No-Gi Pans has entered the history books as the last major IBJJF no-gi tournament before the federation makes a significant change to the ruleset. Starting in January, the IBJJF will allow adult brown and black belt competitors to attack with heel hooks and to apply reaping techniques.
While the introduction of heel hooks could drastically increase the number of submission victories in a black belt division, it remains to be seen whether the leg lock will entirely overshadow other popular submissions.
Of the 94 black belt matches at No-Gi Pans, 42-percent of them ended in submission. Competitors finished with chokes at more than twice the rate of all other joint locks combined.
The Rear Naked Choke Is Still King
Rear naked chokes accounted for more than 40-percent of all successful submissions across the black belt divisions. Three athletes each earned more than one choke from the back. Giancarlo Bodoni secured two in the heavyweight division. Featherweight Gabriel Sousa locked up two of his own.
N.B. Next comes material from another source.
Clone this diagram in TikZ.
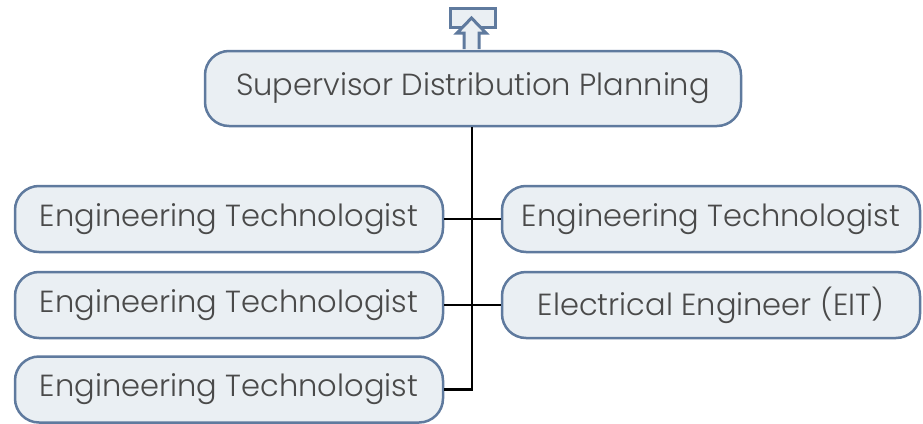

And Lucas “Hulk” Barbosa choked Valdir Araujo in both the heavyweight and open weight divisions.
There Are Many Ways To Finish From Back Control
Aside from the rear naked choke, two other submissions were exceedingly popular at No-Gi Pans. Kaynan Duarte finished four of his five opponents with a triangle from back control, and was the only competitor to use that submission. Guillotines were the other highest-frequency attack. Four different competitors successfully applied guillotines. Two got hold of their opponent’s neck in a standing exchange, while the other two secured the choke on amid passing attempts.
Watch: Kaynan Duarte's No-Gi Pans Reverse Triangle Highlight
50-50 Is Already A Budding Leglock Threat
The introduction of heel hooks is likely to render 50-50 a much more dangerous position. Until now, competitors have treated the position as something of a safe haven, slowing down guard passers while staying relatively safe from leglocks. But some savvy submission hunters have already developed methods to go on offense while inside the 50-50 guard. Of the seven successful leglocks executed at No-Gi Pans, five of them came from 50-50. Those five include two toe holds, two knee bars and an ankle lock.
Watch: Nathalie Ribeiro Kneebars Meagan Curran
The Guard Is Dead..?
Leglocks were the only submissions at No-Gi Pans to be initiated from a guard position– every other submission came from a dominant position or a standing exchange.
No competitor successfully applied a triangle, kimura, or armbar from the guard.
In fact, only three armlocks hit their mark from any position: one americana and two armbars.
When heel hooks hit the scene, we could see an uptick of upper body submissions from the guard. Passers weary against risking their legs may pass with a lower posture, opting to expose their torso to attack in favor of their legs.
That’s Not Allowed, Yet
Only one competitor was disqualified at No-Gi Pans. The disqualification was due to a violation for improperly attacking his opponent’s leg. While American Nationals No-Gi is still upcoming, this could be the last time an adult black belt competitor will be penalized for a leg attack in a no-gi tournament.